Data block:
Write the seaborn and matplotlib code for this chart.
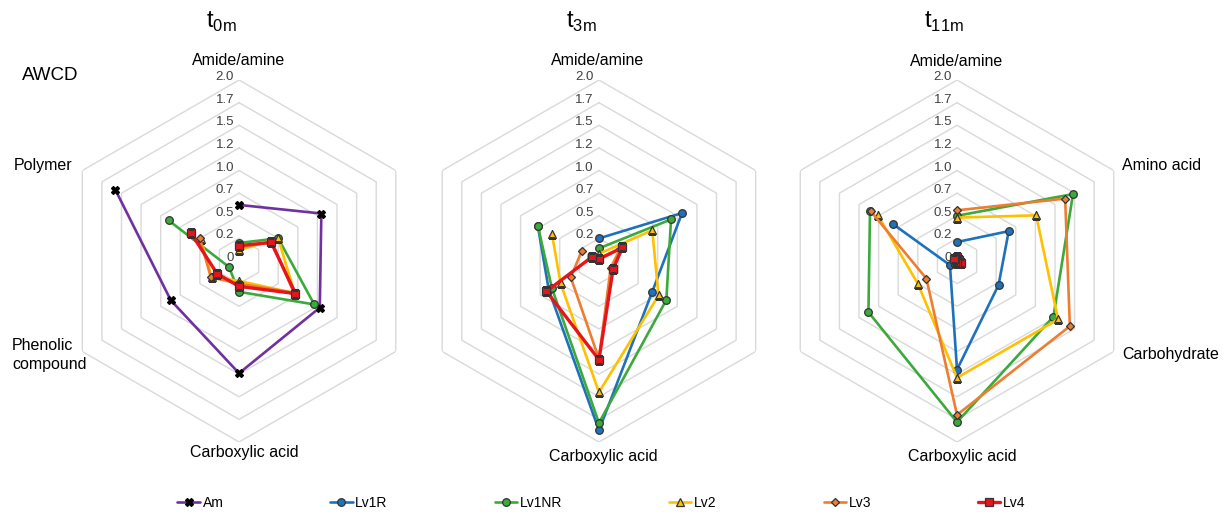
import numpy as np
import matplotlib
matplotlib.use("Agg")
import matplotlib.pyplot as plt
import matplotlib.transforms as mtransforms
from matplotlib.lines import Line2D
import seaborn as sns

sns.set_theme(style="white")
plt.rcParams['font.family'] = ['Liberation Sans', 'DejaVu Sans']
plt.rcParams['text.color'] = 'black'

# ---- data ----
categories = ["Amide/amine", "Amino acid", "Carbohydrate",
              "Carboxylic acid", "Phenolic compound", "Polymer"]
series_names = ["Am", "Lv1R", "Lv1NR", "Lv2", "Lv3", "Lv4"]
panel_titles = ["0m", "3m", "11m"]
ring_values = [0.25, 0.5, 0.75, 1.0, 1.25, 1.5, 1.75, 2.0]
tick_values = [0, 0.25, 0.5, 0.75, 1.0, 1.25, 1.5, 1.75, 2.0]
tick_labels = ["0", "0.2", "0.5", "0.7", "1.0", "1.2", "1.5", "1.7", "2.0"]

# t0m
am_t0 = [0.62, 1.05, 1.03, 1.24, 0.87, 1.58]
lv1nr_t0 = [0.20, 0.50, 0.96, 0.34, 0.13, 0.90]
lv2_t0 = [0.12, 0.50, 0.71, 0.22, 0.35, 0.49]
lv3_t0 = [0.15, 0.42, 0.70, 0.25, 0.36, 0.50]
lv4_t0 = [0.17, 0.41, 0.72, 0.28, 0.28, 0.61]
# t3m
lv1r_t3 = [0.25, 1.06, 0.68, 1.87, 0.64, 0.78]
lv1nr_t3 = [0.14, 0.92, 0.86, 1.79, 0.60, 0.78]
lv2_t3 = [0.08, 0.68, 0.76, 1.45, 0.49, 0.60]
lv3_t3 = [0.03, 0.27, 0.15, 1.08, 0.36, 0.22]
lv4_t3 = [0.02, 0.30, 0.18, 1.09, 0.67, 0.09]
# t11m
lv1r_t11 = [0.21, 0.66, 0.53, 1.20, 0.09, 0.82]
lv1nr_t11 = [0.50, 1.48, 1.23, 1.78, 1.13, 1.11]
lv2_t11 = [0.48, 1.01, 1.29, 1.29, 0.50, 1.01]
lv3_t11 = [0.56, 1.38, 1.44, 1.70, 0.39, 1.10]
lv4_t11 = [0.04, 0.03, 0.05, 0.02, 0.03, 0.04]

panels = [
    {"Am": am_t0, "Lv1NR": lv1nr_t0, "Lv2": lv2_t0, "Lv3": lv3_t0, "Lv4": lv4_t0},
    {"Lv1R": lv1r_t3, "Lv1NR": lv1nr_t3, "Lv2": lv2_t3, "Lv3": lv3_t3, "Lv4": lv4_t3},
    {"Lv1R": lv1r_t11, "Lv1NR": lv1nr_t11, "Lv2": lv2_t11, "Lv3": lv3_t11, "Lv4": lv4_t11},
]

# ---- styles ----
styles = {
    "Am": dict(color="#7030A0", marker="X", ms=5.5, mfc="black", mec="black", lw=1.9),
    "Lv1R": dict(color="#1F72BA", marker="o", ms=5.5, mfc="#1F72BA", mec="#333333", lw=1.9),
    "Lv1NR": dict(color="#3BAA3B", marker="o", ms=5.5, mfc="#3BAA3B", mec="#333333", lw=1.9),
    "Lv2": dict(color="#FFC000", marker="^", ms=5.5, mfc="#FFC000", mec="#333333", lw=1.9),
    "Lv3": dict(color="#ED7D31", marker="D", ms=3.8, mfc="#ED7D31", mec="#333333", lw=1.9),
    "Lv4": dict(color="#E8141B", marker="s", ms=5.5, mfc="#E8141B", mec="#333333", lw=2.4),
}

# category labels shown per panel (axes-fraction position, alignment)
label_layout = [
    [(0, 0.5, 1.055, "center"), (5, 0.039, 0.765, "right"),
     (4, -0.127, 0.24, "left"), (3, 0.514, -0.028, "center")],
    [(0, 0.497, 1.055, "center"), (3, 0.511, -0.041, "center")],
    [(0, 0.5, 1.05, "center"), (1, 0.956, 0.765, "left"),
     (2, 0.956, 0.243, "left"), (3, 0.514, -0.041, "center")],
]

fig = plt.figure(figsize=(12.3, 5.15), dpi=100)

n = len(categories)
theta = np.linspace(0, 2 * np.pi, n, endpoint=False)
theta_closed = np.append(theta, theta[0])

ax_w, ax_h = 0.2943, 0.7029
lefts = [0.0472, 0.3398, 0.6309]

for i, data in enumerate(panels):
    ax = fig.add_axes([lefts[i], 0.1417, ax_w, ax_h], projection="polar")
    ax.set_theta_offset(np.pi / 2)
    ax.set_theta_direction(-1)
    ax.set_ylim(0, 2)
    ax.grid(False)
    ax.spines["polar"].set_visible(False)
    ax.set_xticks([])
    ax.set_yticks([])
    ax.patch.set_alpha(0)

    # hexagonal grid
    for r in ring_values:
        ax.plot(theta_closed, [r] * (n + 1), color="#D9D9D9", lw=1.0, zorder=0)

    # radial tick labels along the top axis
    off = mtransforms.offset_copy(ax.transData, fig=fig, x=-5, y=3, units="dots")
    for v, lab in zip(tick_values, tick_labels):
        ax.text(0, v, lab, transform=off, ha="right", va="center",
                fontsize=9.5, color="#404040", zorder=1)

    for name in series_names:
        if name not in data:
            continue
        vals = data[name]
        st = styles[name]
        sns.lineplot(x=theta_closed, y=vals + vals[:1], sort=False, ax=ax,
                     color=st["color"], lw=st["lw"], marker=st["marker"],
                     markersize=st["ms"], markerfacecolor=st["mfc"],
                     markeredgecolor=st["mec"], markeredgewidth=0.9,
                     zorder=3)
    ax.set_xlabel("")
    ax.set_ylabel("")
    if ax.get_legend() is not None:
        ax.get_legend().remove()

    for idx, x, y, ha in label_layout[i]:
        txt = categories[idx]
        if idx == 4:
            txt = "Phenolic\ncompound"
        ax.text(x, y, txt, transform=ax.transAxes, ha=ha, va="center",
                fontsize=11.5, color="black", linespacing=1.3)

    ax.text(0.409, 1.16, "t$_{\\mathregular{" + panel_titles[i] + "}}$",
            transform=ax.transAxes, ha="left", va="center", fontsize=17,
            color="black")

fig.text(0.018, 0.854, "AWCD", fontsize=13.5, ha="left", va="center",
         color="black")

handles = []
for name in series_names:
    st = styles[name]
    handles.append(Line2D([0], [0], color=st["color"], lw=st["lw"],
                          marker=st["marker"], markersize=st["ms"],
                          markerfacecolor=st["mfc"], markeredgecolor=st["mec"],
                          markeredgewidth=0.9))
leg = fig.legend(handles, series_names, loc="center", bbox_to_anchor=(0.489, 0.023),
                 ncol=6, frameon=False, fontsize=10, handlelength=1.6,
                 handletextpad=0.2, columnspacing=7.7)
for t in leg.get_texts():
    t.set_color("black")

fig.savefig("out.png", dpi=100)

Written instruction: Please repeat exactly the data above from its first line to the line that contains "import seaborn as sns", inclusive, and leave every picture out.

Exercise response:
Write the seaborn and matplotlib code for this chart.
import numpy as np
import matplotlib
matplotlib.use("Agg")
import matplotlib.pyplot as plt
import matplotlib.transforms as mtransforms
from matplotlib.lines import Line2D
import seaborn as sns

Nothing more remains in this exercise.